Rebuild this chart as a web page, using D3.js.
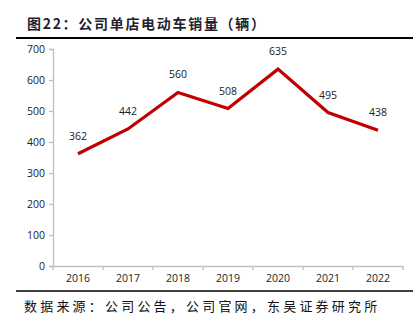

───

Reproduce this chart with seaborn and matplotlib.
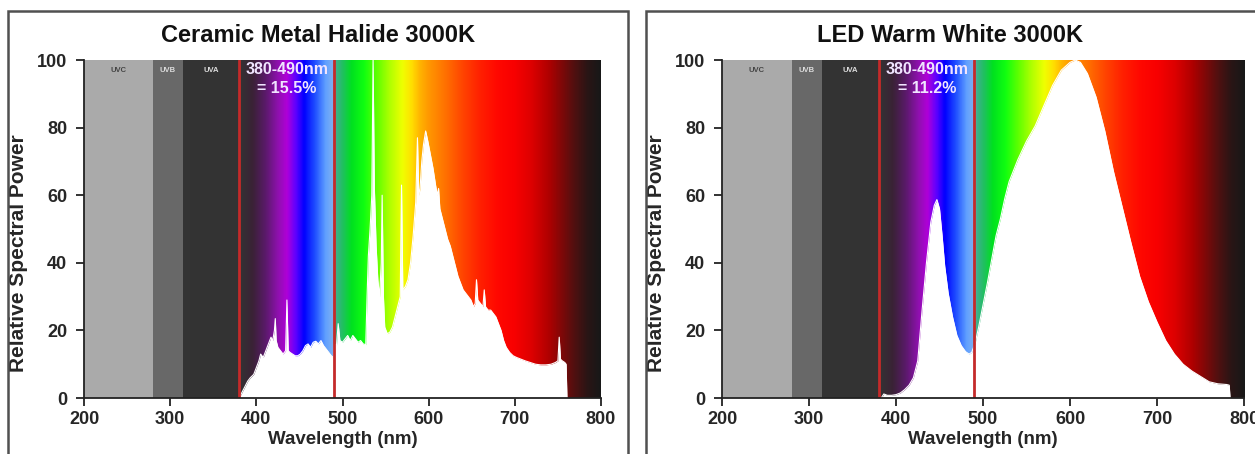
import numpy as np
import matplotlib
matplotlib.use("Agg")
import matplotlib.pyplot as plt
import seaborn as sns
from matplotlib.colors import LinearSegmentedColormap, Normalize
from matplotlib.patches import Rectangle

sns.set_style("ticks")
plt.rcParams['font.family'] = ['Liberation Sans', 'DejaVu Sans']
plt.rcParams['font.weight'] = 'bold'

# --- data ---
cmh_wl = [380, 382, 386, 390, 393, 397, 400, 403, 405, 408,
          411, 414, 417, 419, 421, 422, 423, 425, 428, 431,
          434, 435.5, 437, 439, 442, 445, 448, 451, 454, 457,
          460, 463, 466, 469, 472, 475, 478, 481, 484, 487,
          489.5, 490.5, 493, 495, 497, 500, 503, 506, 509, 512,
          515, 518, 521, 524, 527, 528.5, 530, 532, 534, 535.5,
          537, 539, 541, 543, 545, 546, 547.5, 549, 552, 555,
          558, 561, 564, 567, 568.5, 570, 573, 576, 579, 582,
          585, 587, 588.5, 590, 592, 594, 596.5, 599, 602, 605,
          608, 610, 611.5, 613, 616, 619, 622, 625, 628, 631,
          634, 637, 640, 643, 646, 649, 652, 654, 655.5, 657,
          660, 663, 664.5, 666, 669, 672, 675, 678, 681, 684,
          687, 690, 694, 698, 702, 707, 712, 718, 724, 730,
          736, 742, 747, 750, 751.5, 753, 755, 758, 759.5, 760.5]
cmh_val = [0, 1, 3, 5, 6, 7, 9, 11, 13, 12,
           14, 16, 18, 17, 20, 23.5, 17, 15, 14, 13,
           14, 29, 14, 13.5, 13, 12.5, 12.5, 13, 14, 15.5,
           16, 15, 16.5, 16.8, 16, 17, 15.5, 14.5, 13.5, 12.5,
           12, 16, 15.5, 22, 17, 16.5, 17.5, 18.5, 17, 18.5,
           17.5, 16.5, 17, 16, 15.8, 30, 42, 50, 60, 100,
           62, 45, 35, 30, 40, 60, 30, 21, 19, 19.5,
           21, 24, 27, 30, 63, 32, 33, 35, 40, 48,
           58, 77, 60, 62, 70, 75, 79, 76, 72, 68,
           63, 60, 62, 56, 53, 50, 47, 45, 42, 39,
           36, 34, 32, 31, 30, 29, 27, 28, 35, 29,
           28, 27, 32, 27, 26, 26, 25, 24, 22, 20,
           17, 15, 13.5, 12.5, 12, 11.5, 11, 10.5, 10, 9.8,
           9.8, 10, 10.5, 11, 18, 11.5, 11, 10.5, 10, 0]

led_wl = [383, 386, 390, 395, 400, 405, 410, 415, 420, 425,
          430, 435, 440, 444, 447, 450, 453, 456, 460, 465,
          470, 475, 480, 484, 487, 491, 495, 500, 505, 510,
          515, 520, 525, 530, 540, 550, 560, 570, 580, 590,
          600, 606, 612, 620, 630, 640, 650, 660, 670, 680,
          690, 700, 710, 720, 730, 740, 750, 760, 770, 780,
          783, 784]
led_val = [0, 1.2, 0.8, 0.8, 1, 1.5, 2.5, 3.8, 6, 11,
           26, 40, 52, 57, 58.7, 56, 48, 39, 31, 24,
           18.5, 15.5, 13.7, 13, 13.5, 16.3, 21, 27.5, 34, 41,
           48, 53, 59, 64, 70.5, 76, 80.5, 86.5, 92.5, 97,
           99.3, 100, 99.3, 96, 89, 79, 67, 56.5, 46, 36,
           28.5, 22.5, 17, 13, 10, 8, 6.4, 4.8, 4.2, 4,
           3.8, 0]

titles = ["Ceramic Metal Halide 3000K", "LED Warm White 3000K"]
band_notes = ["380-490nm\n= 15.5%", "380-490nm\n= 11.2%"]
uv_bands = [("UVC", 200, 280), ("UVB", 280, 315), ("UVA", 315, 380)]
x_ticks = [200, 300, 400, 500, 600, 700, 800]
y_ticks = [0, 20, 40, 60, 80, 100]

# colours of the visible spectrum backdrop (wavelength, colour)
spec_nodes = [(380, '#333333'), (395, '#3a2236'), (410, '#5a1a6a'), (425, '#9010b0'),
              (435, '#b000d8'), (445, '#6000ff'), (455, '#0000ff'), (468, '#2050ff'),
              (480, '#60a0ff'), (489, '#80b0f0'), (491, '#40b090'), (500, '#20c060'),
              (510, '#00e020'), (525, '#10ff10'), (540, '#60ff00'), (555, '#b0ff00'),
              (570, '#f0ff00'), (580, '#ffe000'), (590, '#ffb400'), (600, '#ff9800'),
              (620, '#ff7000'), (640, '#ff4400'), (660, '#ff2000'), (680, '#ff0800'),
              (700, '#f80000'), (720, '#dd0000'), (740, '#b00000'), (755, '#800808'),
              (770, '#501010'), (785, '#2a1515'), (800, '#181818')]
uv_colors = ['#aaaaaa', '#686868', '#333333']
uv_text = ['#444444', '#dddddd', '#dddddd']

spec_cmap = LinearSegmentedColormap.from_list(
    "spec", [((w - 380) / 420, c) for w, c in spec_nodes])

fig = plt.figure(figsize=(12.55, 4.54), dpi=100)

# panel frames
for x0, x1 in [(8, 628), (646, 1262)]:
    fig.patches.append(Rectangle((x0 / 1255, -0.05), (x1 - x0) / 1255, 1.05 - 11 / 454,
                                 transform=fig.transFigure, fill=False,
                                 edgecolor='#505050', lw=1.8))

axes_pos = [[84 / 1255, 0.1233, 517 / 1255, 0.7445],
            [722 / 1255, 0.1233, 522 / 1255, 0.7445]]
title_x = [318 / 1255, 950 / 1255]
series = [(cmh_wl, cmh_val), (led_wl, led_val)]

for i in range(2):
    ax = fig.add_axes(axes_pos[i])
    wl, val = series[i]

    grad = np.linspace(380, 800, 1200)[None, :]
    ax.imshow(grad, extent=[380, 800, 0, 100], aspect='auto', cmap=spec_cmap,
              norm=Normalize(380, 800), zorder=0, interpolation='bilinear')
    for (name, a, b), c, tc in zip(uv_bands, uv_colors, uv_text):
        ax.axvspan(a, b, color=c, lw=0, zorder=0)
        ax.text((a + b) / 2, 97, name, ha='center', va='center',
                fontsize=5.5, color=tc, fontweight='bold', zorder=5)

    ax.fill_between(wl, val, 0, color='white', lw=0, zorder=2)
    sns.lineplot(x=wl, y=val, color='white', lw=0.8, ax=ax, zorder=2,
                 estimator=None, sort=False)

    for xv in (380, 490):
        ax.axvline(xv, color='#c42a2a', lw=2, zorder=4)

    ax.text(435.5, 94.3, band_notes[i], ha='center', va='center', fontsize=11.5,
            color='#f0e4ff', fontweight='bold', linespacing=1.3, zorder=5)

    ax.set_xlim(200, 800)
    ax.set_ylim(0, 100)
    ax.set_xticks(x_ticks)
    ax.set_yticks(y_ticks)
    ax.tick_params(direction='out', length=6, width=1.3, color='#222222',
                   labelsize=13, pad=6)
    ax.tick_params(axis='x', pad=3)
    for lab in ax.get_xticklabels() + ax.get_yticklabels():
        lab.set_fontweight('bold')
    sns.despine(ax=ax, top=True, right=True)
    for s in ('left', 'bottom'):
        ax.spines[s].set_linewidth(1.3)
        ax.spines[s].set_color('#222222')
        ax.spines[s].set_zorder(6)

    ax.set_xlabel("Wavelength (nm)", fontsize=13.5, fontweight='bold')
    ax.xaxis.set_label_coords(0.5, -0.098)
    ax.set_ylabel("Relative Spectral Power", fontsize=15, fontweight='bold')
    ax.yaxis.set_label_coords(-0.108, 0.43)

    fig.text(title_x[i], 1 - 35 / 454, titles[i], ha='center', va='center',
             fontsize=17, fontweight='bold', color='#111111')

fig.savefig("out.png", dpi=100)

───

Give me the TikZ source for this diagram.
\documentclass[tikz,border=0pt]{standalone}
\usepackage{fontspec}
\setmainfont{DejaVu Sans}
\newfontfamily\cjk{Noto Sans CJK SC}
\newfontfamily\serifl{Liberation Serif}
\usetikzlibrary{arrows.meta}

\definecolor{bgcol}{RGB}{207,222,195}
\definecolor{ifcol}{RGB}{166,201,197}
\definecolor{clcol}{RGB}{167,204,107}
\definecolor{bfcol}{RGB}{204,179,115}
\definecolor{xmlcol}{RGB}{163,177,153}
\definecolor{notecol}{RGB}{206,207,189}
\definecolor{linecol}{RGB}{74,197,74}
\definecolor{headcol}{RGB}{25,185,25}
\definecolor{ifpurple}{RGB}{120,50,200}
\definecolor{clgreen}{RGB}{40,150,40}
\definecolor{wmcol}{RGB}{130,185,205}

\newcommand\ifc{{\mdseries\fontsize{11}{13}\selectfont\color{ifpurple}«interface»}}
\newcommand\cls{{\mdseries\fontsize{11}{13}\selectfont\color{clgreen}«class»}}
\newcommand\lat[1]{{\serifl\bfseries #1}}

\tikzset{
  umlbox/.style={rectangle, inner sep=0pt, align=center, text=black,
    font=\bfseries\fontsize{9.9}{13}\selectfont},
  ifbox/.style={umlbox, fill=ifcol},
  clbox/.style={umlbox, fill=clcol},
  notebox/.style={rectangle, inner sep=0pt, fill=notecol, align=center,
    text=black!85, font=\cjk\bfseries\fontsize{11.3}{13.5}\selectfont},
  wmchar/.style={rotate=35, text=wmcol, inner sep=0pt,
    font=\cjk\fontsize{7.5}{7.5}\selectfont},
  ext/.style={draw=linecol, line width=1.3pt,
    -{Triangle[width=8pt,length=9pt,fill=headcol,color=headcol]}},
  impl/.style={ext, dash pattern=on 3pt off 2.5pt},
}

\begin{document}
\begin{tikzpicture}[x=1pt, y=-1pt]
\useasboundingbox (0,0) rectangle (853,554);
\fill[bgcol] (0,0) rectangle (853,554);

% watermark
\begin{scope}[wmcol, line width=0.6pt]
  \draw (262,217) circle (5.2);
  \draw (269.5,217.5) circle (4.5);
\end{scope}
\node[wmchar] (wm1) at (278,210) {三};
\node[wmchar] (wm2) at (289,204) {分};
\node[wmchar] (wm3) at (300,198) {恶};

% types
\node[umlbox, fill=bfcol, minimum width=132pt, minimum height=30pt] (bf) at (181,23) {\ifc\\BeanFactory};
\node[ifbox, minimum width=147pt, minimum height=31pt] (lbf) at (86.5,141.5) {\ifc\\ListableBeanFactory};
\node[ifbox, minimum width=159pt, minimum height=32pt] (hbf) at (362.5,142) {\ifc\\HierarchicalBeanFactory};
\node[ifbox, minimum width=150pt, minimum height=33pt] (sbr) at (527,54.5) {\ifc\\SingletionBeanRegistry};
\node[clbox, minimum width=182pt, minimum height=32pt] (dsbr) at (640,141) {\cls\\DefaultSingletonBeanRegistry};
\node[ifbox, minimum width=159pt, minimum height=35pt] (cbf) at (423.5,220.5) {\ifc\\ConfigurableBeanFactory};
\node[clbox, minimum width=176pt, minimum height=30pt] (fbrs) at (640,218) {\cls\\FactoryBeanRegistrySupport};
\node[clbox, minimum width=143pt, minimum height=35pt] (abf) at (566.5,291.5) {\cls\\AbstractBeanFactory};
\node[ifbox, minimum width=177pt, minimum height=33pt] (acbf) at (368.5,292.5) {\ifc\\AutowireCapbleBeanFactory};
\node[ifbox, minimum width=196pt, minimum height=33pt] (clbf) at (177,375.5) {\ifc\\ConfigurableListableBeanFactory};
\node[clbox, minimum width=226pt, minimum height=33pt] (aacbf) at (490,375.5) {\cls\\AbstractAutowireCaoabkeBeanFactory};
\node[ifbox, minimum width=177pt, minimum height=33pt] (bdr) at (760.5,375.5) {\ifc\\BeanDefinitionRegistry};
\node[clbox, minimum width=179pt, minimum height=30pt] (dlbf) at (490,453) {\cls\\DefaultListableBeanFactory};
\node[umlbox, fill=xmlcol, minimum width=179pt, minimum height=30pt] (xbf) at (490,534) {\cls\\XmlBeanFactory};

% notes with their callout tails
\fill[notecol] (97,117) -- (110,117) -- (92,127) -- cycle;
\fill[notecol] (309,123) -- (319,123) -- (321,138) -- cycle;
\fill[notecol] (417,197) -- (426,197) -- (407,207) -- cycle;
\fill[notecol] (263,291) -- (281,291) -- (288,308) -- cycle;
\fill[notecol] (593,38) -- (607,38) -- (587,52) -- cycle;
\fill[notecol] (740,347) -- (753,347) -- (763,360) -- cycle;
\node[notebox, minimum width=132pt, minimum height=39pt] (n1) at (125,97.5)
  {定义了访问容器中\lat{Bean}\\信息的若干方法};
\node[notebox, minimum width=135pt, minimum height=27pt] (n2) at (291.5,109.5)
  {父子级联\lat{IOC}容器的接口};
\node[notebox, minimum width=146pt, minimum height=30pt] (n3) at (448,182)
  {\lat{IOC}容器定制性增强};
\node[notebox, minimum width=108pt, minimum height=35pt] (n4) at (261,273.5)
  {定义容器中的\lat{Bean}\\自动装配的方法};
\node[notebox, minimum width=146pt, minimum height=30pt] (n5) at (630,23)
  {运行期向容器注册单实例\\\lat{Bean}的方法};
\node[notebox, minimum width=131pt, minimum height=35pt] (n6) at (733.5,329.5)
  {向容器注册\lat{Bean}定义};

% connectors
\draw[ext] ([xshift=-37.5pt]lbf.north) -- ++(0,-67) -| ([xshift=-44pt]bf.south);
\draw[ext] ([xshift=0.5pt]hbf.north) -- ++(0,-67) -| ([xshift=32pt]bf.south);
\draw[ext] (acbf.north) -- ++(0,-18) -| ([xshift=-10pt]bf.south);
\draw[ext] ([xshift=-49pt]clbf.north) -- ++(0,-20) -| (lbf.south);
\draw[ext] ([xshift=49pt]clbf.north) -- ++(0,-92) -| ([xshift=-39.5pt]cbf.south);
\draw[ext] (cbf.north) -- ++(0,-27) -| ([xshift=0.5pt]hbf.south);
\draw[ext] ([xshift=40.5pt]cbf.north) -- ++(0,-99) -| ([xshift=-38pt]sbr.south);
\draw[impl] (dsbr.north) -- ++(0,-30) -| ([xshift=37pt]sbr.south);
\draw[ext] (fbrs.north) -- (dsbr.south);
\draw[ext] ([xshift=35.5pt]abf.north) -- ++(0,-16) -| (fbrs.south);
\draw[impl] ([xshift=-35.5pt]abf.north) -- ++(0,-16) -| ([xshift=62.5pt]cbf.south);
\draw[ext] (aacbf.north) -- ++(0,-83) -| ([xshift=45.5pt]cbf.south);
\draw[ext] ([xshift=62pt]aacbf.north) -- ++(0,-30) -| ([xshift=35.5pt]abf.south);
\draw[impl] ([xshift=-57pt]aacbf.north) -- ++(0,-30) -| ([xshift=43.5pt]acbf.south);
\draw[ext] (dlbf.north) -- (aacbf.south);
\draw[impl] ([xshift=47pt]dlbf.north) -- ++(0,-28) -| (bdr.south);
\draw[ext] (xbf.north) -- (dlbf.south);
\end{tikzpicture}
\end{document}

───

• [EXERCISE DIRECTIONS]: Count the lines that hold the string "this", and reply with that number alone.

• [FULL OUTPUT]: 3